Alfred Noyes – Poet

Alfred Noyes was born in Wolverhampton in 1880. His father became a teacher in Aberystwyth, and the Welsh coast and mountains were an early inspiration. In 1898 he went to Exeter College, Oxford, where he distinguished himself at rowing, but he failed to take his degree. Noyes was visiting his publisher at the time to arrange publication of his first volume of poems, The loom of years (1902).


Between 1903 and 1908, five further volumes of poetry were published, including Poems (1904) which includes the poem The barrel-organ with its refrain “Come down to Kew at lilac time”. Noyes’s best loved poem, The highwayman, was included in the volume Forty singing seamen and other poems (1907). One of his most remarkable works, Drake, an epic in blank verse which first appeared in Blackwoods magazine, was published in two volumes (1906 and 1908).

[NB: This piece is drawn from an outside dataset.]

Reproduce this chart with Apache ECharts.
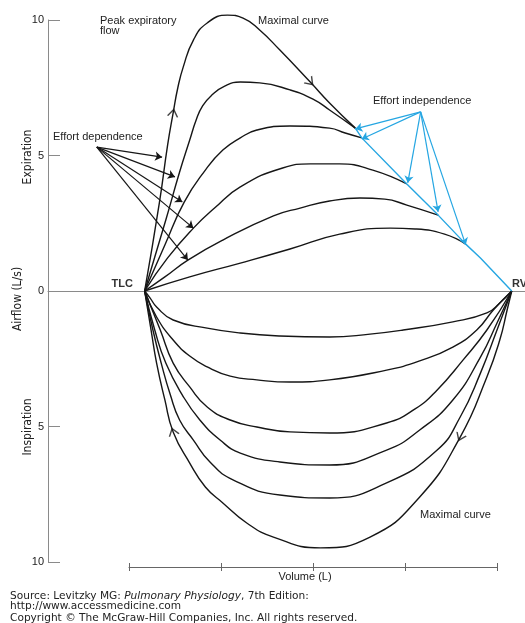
<!DOCTYPE html>
<html><head><meta charset="utf-8">
<script src="https://cdn.jsdelivr.net/npm/echarts@6/dist/echarts.min.js"></script>
<style>html,body{margin:0;padding:0;background:#fff}#c{width:525px;height:623px}</style>
</head><body><div id="c"></div>
<script>
// ---- data: volume (L, axis units) vs airflow (L/s; expiration +, inspiration -) ----
const volumeTicks = [0, 1, 2, 3, 4];
const airflowTicks = [-10, -5, 0, 5, 10];

const expMaximal = [[0.17,0],[0.33,3.25],[0.42,5.39],[0.48,6.57],[0.53,7.49],[0.59,8.27],[0.70,9.26],[0.85,9.89],[1.07,10.18],[1.24,10.07],[1.42,9.63],[1.64,8.89],[1.97,7.71],[2.18,6.94],[2.46,6.01]];
const expIndependence = [[2.46,6.01],[2.53,5.65],[3.02,3.95],[3.36,2.80],[3.66,1.73],[3.82,1.22],[4.16,0]];
const exp1 = [[0.17,0],[0.40,2.62],[0.55,4.39],[0.66,5.57],[0.73,6.31],[0.80,6.83],[0.90,7.23],[1.04,7.56],[1.21,7.71],[1.42,7.68],[1.75,7.42],[2.00,7.08],[2.18,6.68],[2.46,6.01]];
const exp2 = [[0.17,0],[0.39,1.70],[0.60,3.28],[0.83,4.46],[1.02,5.20],[1.21,5.65],[1.39,5.94],[1.75,6.09],[2.18,6.01],[2.35,5.83],[2.53,5.65]];
const exp3 = [[0.17,0],[0.42,1.22],[0.70,2.32],[0.93,3.06],[1.21,3.84],[1.67,4.54],[1.97,4.69],[2.29,4.69],[2.65,4.46],[3.02,3.95]];
const exp4 = [[0.17,0],[0.39,0.52],[0.64,1.14],[1.02,1.88],[1.57,2.77],[1.86,3.06],[2.18,3.32],[2.51,3.43],[2.78,3.39],[3.02,3.17],[3.36,2.80]];
const exp5 = [[0.17,0],[0.66,0.52],[1.21,1.03],[1.75,1.55],[2.29,2.10],[2.84,2.32],[3.11,2.29],[3.43,2.10],[3.66,1.73]];

const insp1 = [[0.17,0],[0.23,-0.26],[0.30,-0.59],[0.48,-1.07],[0.85,-1.37],[1.21,-1.55],[1.64,-1.66],[2.18,-1.70],[2.62,-1.59],[2.98,-1.44],[3.52,-1.14],[3.89,-0.81],[4.03,-0.44],[4.16,0]];
const insp2 = [[0.17,0],[0.30,-0.96],[0.48,-1.81],[0.66,-2.40],[0.85,-2.80],[1.10,-3.14],[1.39,-3.28],[1.75,-3.36],[2.18,-3.28],[2.80,-2.92],[3.16,-2.58],[3.52,-2.07],[3.78,-1.44],[3.96,-0.70],[4.16,0]];
const insp3 = [[0.17,0],[0.34,-1.44],[0.48,-2.66],[0.66,-3.54],[0.85,-4.28],[1.10,-4.76],[1.39,-5.02],[1.75,-5.20],[2.18,-5.24],[2.80,-4.87],[3.11,-4.35],[3.35,-3.65],[3.63,-2.55],[3.89,-1.44],[4.16,0]];
const insp4 = [[0.17,0],[0.28,-1.44],[0.40,-2.66],[0.58,-3.84],[0.77,-4.76],[0.99,-5.50],[1.21,-5.98],[1.64,-6.31],[2.18,-6.42],[2.80,-5.87],[3.16,-5.13],[3.52,-4.02],[3.82,-2.44],[4.00,-1.18],[4.16,0]];
const insp5 = [[0.17,0],[0.26,-1.44],[0.35,-2.66],[0.45,-3.84],[0.55,-4.76],[0.70,-5.50],[0.88,-6.31],[1.13,-6.97],[1.64,-7.53],[2.18,-7.64],[2.80,-7.08],[3.35,-5.87],[3.60,-4.65],[3.82,-3.03],[4.00,-1.44],[4.16,0]];
const inspMaximal = [[0.17,0],[0.24,-1.44],[0.30,-2.66],[0.39,-4.02],[0.48,-5.20],[0.66,-6.35],[0.83,-7.23],[1.02,-7.82],[1.28,-8.56],[1.57,-9.08],[2.08,-9.48],[2.62,-9.08],[3.16,-7.60],[3.60,-5.39],[3.89,-3.17],[4.03,-1.81],[4.11,-0.70],[4.16,0]];

// flow-direction chevrons on the maximal loop: [volume, airflow, rotation deg]
const flowArrows = [[0.48,6.57,-10],[1.97,7.71,-137],[0.48,-5.20,18],[3.60,-5.39,156]];
// annotation arrows: source point and targets
const dependenceFrom = [-0.35,5.31];
const dependenceTo = [[0.36,4.94],[0.50,4.21],[0.58,3.28],[0.70,2.32],[0.64,1.14]];
const independenceFrom = [3.17,6.61];
const independenceTo = [[2.46,5.98],[2.53,5.61],[3.03,3.99],[3.36,2.92],[3.66,1.70]];

const BLACK = '#161616', BLUE = '#25a6e2', GRAY = '#8a8a8a', TXT = '#222';
const FONT = '"Liberation Sans", Arial, sans-serif';
const NARROW = '"Liberation Sans Narrow", "DejaVu Sans Condensed", sans-serif';
const SRC = '10.6px "DejaVu Sans", sans-serif';

const chart = echarts.init(document.getElementById('c'), null, {renderer: 'canvas'});

function curve(data, color) {
  return {type: 'line', xAxisIndex: 0, yAxisIndex: 0, data: data, smooth: 0.5,
    symbol: 'none', clip: false, silent: true, lineStyle: {color: color || BLACK, width: 1.4}, z: 3};
}
function arrows(from, tos, color) {
  return {type: 'lines', coordinateSystem: 'cartesian2d', xAxisIndex: 0, yAxisIndex: 0, silent: true,
    symbol: ['none', 'arrow'], symbolSize: 7, clip: false,
    lineStyle: {color: color, width: 1.2, opacity: 1}, z: 5,
    data: tos.map(t => ({coords: [from, t]}))};
}

chart.setOption({
  animation: false,
  backgroundColor: '#fff',
  grid: [
    {left: 48, top: 20, width: 477, height: 542},
    {left: 129, top: 566, width: 368, height: 1},
    {left: 129, top: 566, width: 368, height: 1}
  ],
  xAxis: [
    {gridIndex: 0, type: 'value', min: -0.8804, max: 4.3043, axisLine: {show: true, onZero: true, lineStyle: {color: GRAY, width: 1}},
      axisTick: {show: false}, axisLabel: {show: false}, splitLine: {show: false}},
    {gridIndex: 1, type: 'value', min: volumeTicks[0], max: volumeTicks[volumeTicks.length-1], interval: 1, position: 'bottom',
      axisLine: {show: true, onZero: false, lineStyle: {color: '#666', width: 1}},
      axisTick: {show: true, inside: true, length: 4, lineStyle: {color: '#666'}}, axisLabel: {show: false}, splitLine: {show: false}},
    {gridIndex: 2, type: 'value', min: volumeTicks[0], max: volumeTicks[volumeTicks.length-1], interval: 1, position: 'bottom',
      axisLine: {show: false, onZero: false},
      axisTick: {show: true, inside: false, length: 4, lineStyle: {color: '#666'}}, axisLabel: {show: false}, splitLine: {show: false}}
  ],
  yAxis: [
    {gridIndex: 0, type: 'value', min: airflowTicks[0], max: airflowTicks[airflowTicks.length-1], interval: 5,
      axisLine: {show: true, onZero: false, lineStyle: {color: GRAY, width: 1}},
      axisTick: {show: true, inside: true, length: 12, lineStyle: {color: GRAY}},
      axisLabel: {show: true, margin: 4, color: TXT, fontSize: 11, fontFamily: FONT, formatter: v => String(Math.abs(v))},
      splitLine: {show: false}},
    {gridIndex: 1, type: 'value', show: false},
    {gridIndex: 2, type: 'value', show: false}
  ],
  series: [
    curve(expMaximal), curve(exp1), curve(exp2), curve(exp3), curve(exp4), curve(exp5),
    {type: 'line', xAxisIndex: 0, yAxisIndex: 0, data: expIndependence, symbol: 'none', clip: false, silent: true,
      lineStyle: {color: BLUE, width: 1.4}, z: 4},
    curve(insp1), curve(insp2), curve(insp3), curve(insp4), curve(insp5), curve(inspMaximal),
    arrows(dependenceFrom, dependenceTo, BLACK),
    arrows(independenceFrom, independenceTo, BLUE),
    {type: 'scatter', xAxisIndex: 0, yAxisIndex: 0, silent: true, clip: false, z: 6,
      symbol: 'path://M0,8 L5,0 L10,8', symbolSize: [10, 7],
      itemStyle: {color: 'rgba(0,0,0,0)', borderColor: BLACK, borderWidth: 1.3},
      data: flowArrows.map(a => ({value: [a[0], a[1]], symbolRotate: a[2]}))}
  ],
  graphic: [
    {type: 'text', x: 100, y: 21, style: {text: 'Peak expiratory', font: '11px ' + FONT, fill: TXT, textVerticalAlign: 'middle'}},
    {type: 'text', x: 100, y: 31, style: {text: 'flow', font: '11px ' + FONT, fill: TXT, textVerticalAlign: 'middle'}},
    {type: 'text', x: 258, y: 21, style: {text: 'Maximal curve', font: '11px ' + FONT, fill: TXT, textVerticalAlign: 'middle'}},
    {type: 'text', x: 53, y: 137, style: {text: 'Effort dependence', font: '11px ' + FONT, fill: TXT, textVerticalAlign: 'middle'}},
    {type: 'text', x: 373, y: 101, style: {text: 'Effort independence', font: '11px ' + FONT, fill: TXT, textVerticalAlign: 'middle'}},
    {type: 'text', x: 133, y: 284, style: {text: 'TLC', font: 'bold 11px ' + FONT, fill: '#333', textAlign: 'right', textVerticalAlign: 'middle'}},
    {type: 'text', x: 512, y: 284, style: {text: 'RV', font: 'bold 11px ' + FONT, fill: '#333', textVerticalAlign: 'middle'}},
    {type: 'text', x: 420, y: 515, style: {text: 'Maximal curve', font: '11px ' + FONT, fill: TXT, textVerticalAlign: 'middle'}},
    {type: 'text', x: 305, y: 577, style: {text: 'Volume (L)', font: '11px ' + FONT, fill: TXT, textAlign: 'center', textVerticalAlign: 'middle'}},
    {type: 'text', x: 28, y: 157, rotation: Math.PI/2, style: {text: 'Expiration', font: '12px ' + NARROW, fill: TXT, textAlign: 'center', textVerticalAlign: 'middle'}},
    {type: 'text', x: 18, y: 299, rotation: Math.PI/2, style: {text: 'Airflow (L/s)', font: '12px ' + NARROW, fill: TXT, textAlign: 'center', textVerticalAlign: 'middle'}},
    {type: 'text', x: 28, y: 427, rotation: Math.PI/2, style: {text: 'Inspiration', font: '12px ' + NARROW, fill: TXT, textAlign: 'center', textVerticalAlign: 'middle'}},
    {type: 'text', x: 10, y: 596, style: {text: '{a|Source: Levitzky MG: }{b|Pulmonary Physiology}{a|, 7th Edition:}',
      textVerticalAlign: 'middle', rich: {a: {font: SRC, fill: '#222'}, b: {font: 'italic ' + SRC, fill: '#222'}}}},
    {type: 'text', x: 10, y: 606, style: {text: 'http://www.accessmedicine.com', font: SRC, fill: '#222', textVerticalAlign: 'middle'}},
    {type: 'text', x: 10, y: 618, style: {text: 'Copyright \u00a9 The McGraw-Hill Companies, Inc. All rights reserved.', font: SRC, fill: '#222', textVerticalAlign: 'middle'}}
  ]
});
</script>
</body></html>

A biography of William Morris and other volumes of poetry followed, with Noyes’s popularity increasing, both in Britain and the United States. From 1914 to 1923 he was Professor of Modern English Literature at Princeton University. Noyes wrote for both British and American audiences, and a number of his books, such as The lord of misrule, and other poems (1915), and Beyond the desert: a tale of Death Valley (1920) were published solely in the United States.


In 1916 he returned to Britain for military service, on attachment to the Foreign Office, where he worked with John Buchan on propaganda. He was made a C.B.E. in 1918. During this time, Noyes also became involved in the controversy surrounding Sir Roger Casement, the Irish patriot, for which he was subsequently criticised by W.B. Yeats. Another epic work of poetry by Noyes was The torch-bearers, published in three volumes (Watchers of the sky, 1922; The book of Earth, 1925; and The last voyage, 1930) exploring the history of science and its links to Christianity.


Noyes was received into the Catholic Church in 1927, and published a book of theological essays, The unknown God, in 1934. However, following the publication of a biography of Voltaire in 1936, which reflected Voltaire’s views in a positive manner, in the belief that they brought him nearer to God than agnosticism, the work suffered a “suspension of approval” by the Vatican, which was not resolved until 1939.


In 1929 the Noyes family made their home at Lisle Combe, St Lawrence, Isle of Wight, immortalised in the volume of essays and poems Orchard’s Bay (1939). The former family home at Hanover Terrace, Regent’s Park was sold to H.G. Wells.


Much of the period of the Second World War was spent in Canada and the United States, where Noyes became an advocate of the British war position. He returned to Britain in 1949, suffering from increasing blindness, and his subsequent works were all dictated.


Noyes’s autobiography Two world’s for memory, describing his life on both sides of the Atlantic Ocean, was published in 1953. His last volume of poems was A letter to Lucian (1956), and his last book, The accusing ghost, or justice for Casement (1957), sought to question the authenticity of the “diaries” of Roger Casement and explain Noyes’s earlier involvement in the matter. Alfred Noyes died on 25 June 1958 and was buried in the Catholic cemetery near St. Saviour’s Church at Totland.